Problem to solve -> The data below should be printed in full, exactly, and without any of its images.

Dataset extract ->
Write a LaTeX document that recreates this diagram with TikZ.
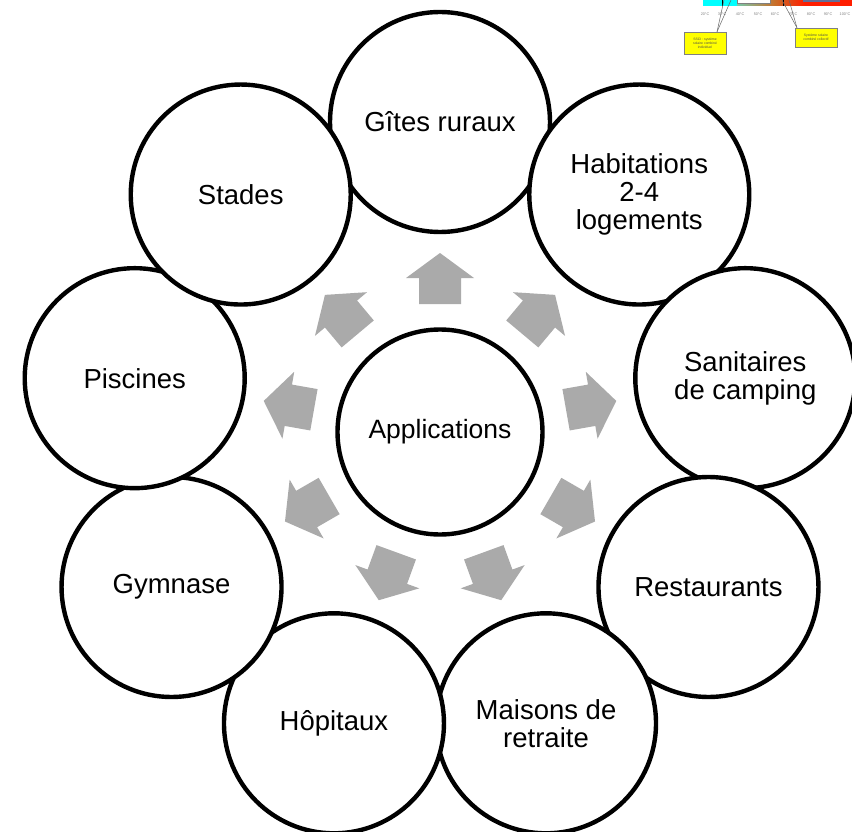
\documentclass[tikz,border=0pt]{standalone}
\usepackage{fontspec}
\setmainfont{Liberation Sans}
\definecolor{arrowgray}{RGB}{170,170,170}
\definecolor{barcyan}{RGB}{0,255,255}
\definecolor{barmid}{RGB}{120,200,170}
\definecolor{barbrown}{RGB}{200,110,40}
\definecolor{barred}{RGB}{255,30,0}
\definecolor{barblue}{RGB}{100,110,150}
\definecolor{labyellow}{RGB}{255,255,0}
\begin{document}
\begin{tikzpicture}[x=1pt,y=-1pt,
  ringnode/.style={circle, draw=black, line width=4.4pt, fill=white, minimum size=220pt,
    inner sep=0pt, align=center, font=\fontsize{27.5}{28}\selectfont},
  hubnode/.style={circle, draw=black, line width=4.4pt, fill=white, minimum size=205pt,
    inner sep=0pt, align=center, font=\fontsize{26.5}{28}\selectfont},
  blockarrow/.style={fill=arrowgray, draw=none},
  ticklab/.style={font=\fontsize{3.8}{4}\selectfont, text=gray, inner sep=0pt},
  notebox/.style={fill=labyellow, draw=gray, line width=0.4pt, inner sep=1pt, align=center,
    font=\fontsize{3.4}{4.2}\selectfont, text=black!70},
  leader/.style={draw=gray!80!black, line width=0.5pt}]
\useasboundingbox (0,0) rectangle (852,832);
\clip (0,0) rectangle (852,832);

% --- fragment of a temperature chart, top right ---
\fill[barcyan] (703,-1) rectangle (737,6);
\shade[left color=barmid, right color=barbrown] (737,-1) rectangle (775,6);
\shade[left color=barbrown, right color=barred] (775,-1) rectangle (805,6);
\fill[barred] (805,-1) rectangle (853,6);
\draw[fill=white, draw=gray, line width=0.4pt] (737,-1) rectangle (770,3);
\fill[barblue] (803,-1) rectangle (840,2);
\draw[black, line width=0.5pt] (722,-1) -- (722,6);
\draw[black, line width=0.5pt] (783,-1) -- (783,6);
\foreach \t/\xx in {20/705,30/722,40/740,50/758,60/775,70/793,80/811,90/828,100/845}
  \node[ticklab] (tick\t) at (\xx,14) {\t°C};
\node[notebox, minimum width=42pt, minimum height=22pt] (ssci) at (705,43)
  {SSCI : système\\solaire combiné\\individuel};
\node[notebox, minimum width=42pt, minimum height=19pt] (ssc) at (816,37.5)
  {Système solaire\\combiné collectif};
\coordinate (la) at (724,0);
\coordinate (lb) at (731,0);
\coordinate (lc) at (782,0);
\coordinate (ld) at (789,0);
\draw[leader] (ssci.north) ++(12,0) coordinate (sa) -- (la);
\draw[leader] (sa) -- (lb);
\draw[leader] (ssc.north) ++(-19,0) coordinate (sb) -- (lc);
\draw[leader] (sb) -- (ld);

% --- block arrows ---
\foreach \a in {90,50,10,-30,-70,-110,-150,170,130}{
  \begin{scope}[shift={(440,432)}, rotate=\a]
    \fill[blockarrow] (128,-21) -- (154,-21) -- (154,-34) -- (179,0) -- (154,34)
      -- (154,21) -- (128,21) -- cycle;
  \end{scope}
}

% --- hub ---
\node[hubnode] (hub) at (440,432) {Applications};

% --- ring of applications ---
\node[ringnode] (gites)  at ({440+310*cos(90)},{432-310*sin(90)}) {Gîtes ruraux};
\node[ringnode] (habit)  at ({440+310*cos(50)},{432-310*sin(50)}) {Habitations\\2-4\\logements};
\node[ringnode] (sanit)  at ({440+310*cos(10)},{432-310*sin(10)}) {Sanitaires\\de camping};
\node[ringnode] (resto)  at ({440+310*cos(-30)},{432-310*sin(-30)}) {Restaurants};
\node[ringnode] (maison) at ({440+310*cos(-70)},{432-310*sin(-70)}) {Maisons de\\retraite};
\node[ringnode] (hopit)  at ({440+310*cos(-110)},{432-310*sin(-110)}) {Hôpitaux};
\node[ringnode] (gymn)   at ({440+310*cos(-150)},{432-310*sin(-150)}) {Gymnase};
\node[ringnode] (pisc)   at ({440+310*cos(170)},{432-310*sin(170)}) {Piscines};
\node[ringnode] (stades) at ({440+310*cos(130)},{432-310*sin(130)}) {Stades};
\end{tikzpicture}
\end{document}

Solution to this exercise ->
Write a LaTeX document that recreates this diagram with TikZ.
\documentclass[tikz,border=0pt]{standalone}
\usepackage{fontspec}
\setmainfont{Liberation Sans}
\definecolor{arrowgray}{RGB}{170,170,170}
\definecolor{barcyan}{RGB}{0,255,255}
\definecolor{barmid}{RGB}{120,200,170}
\definecolor{barbrown}{RGB}{200,110,40}
\definecolor{barred}{RGB}{255,30,0}
\definecolor{barblue}{RGB}{100,110,150}
\definecolor{labyellow}{RGB}{255,255,0}
\begin{document}
\begin{tikzpicture}[x=1pt,y=-1pt,
  ringnode/.style={circle, draw=black, line width=4.4pt, fill=white, minimum size=220pt,
    inner sep=0pt, align=center, font=\fontsize{27.5}{28}\selectfont},
  hubnode/.style={circle, draw=black, line width=4.4pt, fill=white, minimum size=205pt,
    inner sep=0pt, align=center, font=\fontsize{26.5}{28}\selectfont},
  blockarrow/.style={fill=arrowgray, draw=none},
  ticklab/.style={font=\fontsize{3.8}{4}\selectfont, text=gray, inner sep=0pt},
  notebox/.style={fill=labyellow, draw=gray, line width=0.4pt, inner sep=1pt, align=center,
    font=\fontsize{3.4}{4.2}\selectfont, text=black!70},
  leader/.style={draw=gray!80!black, line width=0.5pt}]
\useasboundingbox (0,0) rectangle (852,832);
\clip (0,0) rectangle (852,832);

% --- fragment of a temperature chart, top right ---
\fill[barcyan] (703,-1) rectangle (737,6);
\shade[left color=barmid, right color=barbrown] (737,-1) rectangle (775,6);
\shade[left color=barbrown, right color=barred] (775,-1) rectangle (805,6);
\fill[barred] (805,-1) rectangle (853,6);
\draw[fill=white, draw=gray, line width=0.4pt] (737,-1) rectangle (770,3);
\fill[barblue] (803,-1) rectangle (840,2);
\draw[black, line width=0.5pt] (722,-1) -- (722,6);
\draw[black, line width=0.5pt] (783,-1) -- (783,6);
\foreach \t/\xx in {20/705,30/722,40/740,50/758,60/775,70/793,80/811,90/828,100/845}
  \node[ticklab] (tick\t) at (\xx,14) {\t°C};
\node[notebox, minimum width=42pt, minimum height=22pt] (ssci) at (705,43)
  {SSCI : système\\solaire combiné\\individuel};
\node[notebox, minimum width=42pt, minimum height=19pt] (ssc) at (816,37.5)
  {Système solaire\\combiné collectif};
\coordinate (la) at (724,0);
\coordinate (lb) at (731,0);
\coordinate (lc) at (782,0);
\coordinate (ld) at (789,0);
\draw[leader] (ssci.north) ++(12,0) coordinate (sa) -- (la);
\draw[leader] (sa) -- (lb);
\draw[leader] (ssc.north) ++(-19,0) coordinate (sb) -- (lc);
\draw[leader] (sb) -- (ld);

% --- block arrows ---
\foreach \a in {90,50,10,-30,-70,-110,-150,170,130}{
  \begin{scope}[shift={(440,432)}, rotate=\a]
    \fill[blockarrow] (128,-21) -- (154,-21) -- (154,-34) -- (179,0) -- (154,34)
      -- (154,21) -- (128,21) -- cycle;
  \end{scope}
}

% --- hub ---
\node[hubnode] (hub) at (440,432) {Applications};

% --- ring of applications ---
\node[ringnode] (gites)  at ({440+310*cos(90)},{432-310*sin(90)}) {Gîtes ruraux};
\node[ringnode] (habit)  at ({440+310*cos(50)},{432-310*sin(50)}) {Habitations\\2-4\\logements};
\node[ringnode] (sanit)  at ({440+310*cos(10)},{432-310*sin(10)}) {Sanitaires\\de camping};
\node[ringnode] (resto)  at ({440+310*cos(-30)},{432-310*sin(-30)}) {Restaurants};
\node[ringnode] (maison) at ({440+310*cos(-70)},{432-310*sin(-70)}) {Maisons de\\retraite};
\node[ringnode] (hopit)  at ({440+310*cos(-110)},{432-310*sin(-110)}) {Hôpitaux};
\node[ringnode] (gymn)   at ({440+310*cos(-150)},{432-310*sin(-150)}) {Gymnase};
\node[ringnode] (pisc)   at ({440+310*cos(170)},{432-310*sin(170)}) {Piscines};
\node[ringnode] (stades) at ({440+310*cos(130)},{432-310*sin(130)}) {Stades};
\end{tikzpicture}
\end{document}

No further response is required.